VLM Binary Classification Gap Analysis
Reads a VLM predictions JSON, compares each model response against ground truth, and writes FP/FN failure cases to a JSONL file with a summary report.
Purpose
After running a VLM on a binary yes/no evaluation task, the predictions need to be compared against ground truth to identify failure cases. This skill produces a structured list of FP (false positive) and FN (false negative) samples that downstream RCCA stages (e.g., cosmos generation, root cause analysis) consume to drive a DEFT iteration.
Usage
Invoke the vlm_bcq action inside the TAO Toolkit data services container with Hydra-style key=value overrides:
gap_analysis vlm_bcq \
predictions_json=/path/to/results.json \
results_dir=/path/to/output/gaps
Include videos_dir when video_id values in the predictions are relative paths:
gap_analysis vlm_bcq \
predictions_json=/path/to/results.json \
results_dir=/path/to/output/gaps \
videos_dir=/path/to/videos/root
After the run, surface the FP/FN counts from kpi_gaps_report.txt and point downstream stages at kpi_gaps.jsonl.
Inputs
- predictions_json: Path to predictions JSON file. Must be a JSON array where each item has
video_id,response, andgtfields.responseandgtare parsed with word-boundary matching —'yes'or'no'anywhere in the string is recognized. Samples where both or neither are present are skipped with a warning. - videos_dir (optional): Base directory for resolving relative
video_idpaths. If omitted,video_idvalues are used as absolute paths.
Predictions JSON format:
[
{
"video_id": "/path/to/video.mp4",
"response": "Yes, there is a collision.",
"gt": "B. No",
"question": "Is there a collision?"
}
]
Outputs
- kpi_gaps.jsonl: One JSON object per line for each FP/FN case. Fields:
video_id(absolute path),error_type(FPorFN),question,ground_truth,response. - kpi_gaps_report.txt: Human-readable table with total FP/FN counts.

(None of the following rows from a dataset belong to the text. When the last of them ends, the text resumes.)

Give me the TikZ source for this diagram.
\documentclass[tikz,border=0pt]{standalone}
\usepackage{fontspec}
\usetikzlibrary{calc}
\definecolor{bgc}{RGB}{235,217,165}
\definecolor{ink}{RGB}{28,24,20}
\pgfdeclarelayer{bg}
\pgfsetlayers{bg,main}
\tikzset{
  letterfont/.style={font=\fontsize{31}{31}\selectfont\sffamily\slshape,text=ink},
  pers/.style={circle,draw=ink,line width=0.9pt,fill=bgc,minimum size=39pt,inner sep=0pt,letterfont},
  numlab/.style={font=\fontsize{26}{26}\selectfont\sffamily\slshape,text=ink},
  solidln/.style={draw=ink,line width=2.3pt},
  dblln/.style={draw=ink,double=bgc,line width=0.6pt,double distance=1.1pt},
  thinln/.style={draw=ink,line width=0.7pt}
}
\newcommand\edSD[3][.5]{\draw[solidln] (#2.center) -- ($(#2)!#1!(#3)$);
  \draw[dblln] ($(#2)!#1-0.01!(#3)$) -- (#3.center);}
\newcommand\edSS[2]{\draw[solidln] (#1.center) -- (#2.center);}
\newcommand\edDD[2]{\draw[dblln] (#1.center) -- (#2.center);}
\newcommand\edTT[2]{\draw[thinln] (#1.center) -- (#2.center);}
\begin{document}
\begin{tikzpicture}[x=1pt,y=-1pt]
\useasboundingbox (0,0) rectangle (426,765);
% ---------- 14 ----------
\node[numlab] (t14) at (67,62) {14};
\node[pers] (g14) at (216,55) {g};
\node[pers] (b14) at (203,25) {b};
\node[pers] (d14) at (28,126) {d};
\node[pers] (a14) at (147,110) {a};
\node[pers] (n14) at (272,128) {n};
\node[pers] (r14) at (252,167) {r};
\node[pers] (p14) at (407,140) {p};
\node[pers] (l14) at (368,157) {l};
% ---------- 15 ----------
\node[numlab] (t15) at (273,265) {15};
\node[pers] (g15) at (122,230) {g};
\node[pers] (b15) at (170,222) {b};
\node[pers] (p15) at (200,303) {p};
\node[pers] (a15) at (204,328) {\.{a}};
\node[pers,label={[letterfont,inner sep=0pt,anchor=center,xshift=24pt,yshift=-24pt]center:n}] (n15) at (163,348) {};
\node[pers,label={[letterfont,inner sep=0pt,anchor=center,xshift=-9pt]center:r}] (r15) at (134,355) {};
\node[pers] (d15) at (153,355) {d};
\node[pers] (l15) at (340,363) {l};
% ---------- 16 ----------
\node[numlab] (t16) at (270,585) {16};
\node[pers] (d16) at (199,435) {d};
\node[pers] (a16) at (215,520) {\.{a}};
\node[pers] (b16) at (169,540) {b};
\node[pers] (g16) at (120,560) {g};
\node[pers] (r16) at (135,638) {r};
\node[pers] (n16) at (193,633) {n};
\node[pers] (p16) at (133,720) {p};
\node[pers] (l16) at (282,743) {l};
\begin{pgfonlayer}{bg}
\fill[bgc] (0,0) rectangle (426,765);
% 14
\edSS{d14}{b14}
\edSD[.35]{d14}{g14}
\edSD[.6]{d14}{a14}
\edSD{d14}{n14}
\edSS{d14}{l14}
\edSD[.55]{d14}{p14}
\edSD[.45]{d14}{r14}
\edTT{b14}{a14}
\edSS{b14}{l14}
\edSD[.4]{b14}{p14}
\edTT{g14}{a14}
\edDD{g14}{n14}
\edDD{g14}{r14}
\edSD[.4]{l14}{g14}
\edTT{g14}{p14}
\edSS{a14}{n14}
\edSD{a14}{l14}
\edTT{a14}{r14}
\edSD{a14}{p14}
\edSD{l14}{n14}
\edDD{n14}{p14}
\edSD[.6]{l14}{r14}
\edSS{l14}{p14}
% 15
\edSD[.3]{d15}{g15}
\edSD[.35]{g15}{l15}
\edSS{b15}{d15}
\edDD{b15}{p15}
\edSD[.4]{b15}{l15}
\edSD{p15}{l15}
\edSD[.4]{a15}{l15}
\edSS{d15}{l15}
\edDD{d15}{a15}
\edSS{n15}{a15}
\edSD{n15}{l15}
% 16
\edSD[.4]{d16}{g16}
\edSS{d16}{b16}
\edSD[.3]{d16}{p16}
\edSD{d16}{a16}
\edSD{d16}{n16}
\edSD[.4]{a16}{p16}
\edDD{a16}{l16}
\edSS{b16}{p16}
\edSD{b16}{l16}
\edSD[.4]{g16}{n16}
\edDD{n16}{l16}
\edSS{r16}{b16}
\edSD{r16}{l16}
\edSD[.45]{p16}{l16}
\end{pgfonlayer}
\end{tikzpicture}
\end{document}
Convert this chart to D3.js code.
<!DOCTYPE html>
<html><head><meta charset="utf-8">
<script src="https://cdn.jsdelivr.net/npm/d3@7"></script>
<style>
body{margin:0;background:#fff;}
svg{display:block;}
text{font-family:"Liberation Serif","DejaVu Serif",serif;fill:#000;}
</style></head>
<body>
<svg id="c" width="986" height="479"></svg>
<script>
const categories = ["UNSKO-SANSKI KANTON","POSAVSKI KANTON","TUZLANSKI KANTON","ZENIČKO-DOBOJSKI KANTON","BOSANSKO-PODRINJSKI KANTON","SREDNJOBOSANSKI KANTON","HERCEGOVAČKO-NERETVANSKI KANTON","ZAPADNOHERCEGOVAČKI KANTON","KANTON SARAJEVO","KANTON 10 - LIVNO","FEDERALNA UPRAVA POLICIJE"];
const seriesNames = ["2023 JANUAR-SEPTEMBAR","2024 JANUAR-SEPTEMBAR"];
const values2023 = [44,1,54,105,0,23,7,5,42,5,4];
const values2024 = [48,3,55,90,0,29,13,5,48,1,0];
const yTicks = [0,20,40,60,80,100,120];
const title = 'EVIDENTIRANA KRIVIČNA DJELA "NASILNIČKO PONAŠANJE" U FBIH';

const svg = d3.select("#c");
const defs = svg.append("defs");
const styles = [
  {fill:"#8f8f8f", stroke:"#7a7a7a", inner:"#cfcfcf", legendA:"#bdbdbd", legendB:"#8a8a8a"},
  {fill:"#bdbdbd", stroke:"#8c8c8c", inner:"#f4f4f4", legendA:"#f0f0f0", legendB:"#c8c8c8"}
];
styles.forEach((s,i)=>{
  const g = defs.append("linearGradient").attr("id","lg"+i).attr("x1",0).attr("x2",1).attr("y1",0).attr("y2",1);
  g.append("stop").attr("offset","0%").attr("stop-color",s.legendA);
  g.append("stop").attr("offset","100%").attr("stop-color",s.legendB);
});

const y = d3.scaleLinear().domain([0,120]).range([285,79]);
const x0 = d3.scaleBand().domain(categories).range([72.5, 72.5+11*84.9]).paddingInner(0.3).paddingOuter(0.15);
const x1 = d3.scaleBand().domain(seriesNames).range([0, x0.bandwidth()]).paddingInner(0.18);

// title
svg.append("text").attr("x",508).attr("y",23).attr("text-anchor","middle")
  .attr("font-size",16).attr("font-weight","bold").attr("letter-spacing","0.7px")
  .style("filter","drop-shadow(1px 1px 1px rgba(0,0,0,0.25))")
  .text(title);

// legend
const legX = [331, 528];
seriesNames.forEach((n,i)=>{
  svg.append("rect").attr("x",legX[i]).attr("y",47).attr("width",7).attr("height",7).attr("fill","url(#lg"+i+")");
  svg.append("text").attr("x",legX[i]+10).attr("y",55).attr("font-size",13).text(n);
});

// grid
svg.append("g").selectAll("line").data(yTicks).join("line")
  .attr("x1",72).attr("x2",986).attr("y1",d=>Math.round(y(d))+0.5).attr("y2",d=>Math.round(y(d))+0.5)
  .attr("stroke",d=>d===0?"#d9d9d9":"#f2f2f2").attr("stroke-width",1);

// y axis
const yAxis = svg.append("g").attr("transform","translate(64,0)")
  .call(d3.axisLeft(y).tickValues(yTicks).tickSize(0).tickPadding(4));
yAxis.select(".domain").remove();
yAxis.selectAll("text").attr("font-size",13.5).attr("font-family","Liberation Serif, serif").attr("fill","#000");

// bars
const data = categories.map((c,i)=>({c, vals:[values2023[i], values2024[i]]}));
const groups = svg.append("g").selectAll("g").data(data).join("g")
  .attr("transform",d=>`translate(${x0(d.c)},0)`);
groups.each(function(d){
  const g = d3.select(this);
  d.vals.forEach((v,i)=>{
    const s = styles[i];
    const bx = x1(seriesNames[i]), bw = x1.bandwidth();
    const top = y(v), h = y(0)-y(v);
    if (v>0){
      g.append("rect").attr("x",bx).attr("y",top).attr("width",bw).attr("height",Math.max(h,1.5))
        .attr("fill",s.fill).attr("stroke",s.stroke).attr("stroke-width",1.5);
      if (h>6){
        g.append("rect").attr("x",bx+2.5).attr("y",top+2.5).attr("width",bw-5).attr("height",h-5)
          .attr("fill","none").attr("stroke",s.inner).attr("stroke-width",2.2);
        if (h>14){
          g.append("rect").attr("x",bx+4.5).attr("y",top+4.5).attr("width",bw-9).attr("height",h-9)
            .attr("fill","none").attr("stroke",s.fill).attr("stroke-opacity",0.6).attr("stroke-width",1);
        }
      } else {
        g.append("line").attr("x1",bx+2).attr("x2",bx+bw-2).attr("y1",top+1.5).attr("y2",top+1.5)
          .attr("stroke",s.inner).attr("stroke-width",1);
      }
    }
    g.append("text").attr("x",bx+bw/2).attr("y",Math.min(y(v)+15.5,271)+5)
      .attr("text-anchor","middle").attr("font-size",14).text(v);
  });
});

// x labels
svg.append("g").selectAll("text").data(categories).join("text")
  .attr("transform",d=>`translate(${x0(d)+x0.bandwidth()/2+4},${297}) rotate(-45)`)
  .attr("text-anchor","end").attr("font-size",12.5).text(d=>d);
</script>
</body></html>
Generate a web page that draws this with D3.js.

If no gaps are found, no files are written and a message is logged.
Key Parameters
| Parameter | Required | Description |
|---|---|---|
| predictions_json | Yes | Path to predictions JSON file |
| results_dir | Yes | Output directory; created if it does not exist |
| videos_dir | No | Base directory for resolving relative video_id paths |
Error Patterns
| Error | Cause | Fix |
|---|---|---|
FileNotFoundError | predictions_json does not exist | Check the path |
ValueError: must be a JSON array | Predictions file is not a list | Wrap predictions in [...] |
ValueError: missing 'gt'/'response'/'video_id' | A prediction item is missing a required field | Inspect and fix the predictions JSON |
| Samples silently skipped | response or gt contains both or neither 'yes'/'no' | Check logs for warnings; inspect those samples |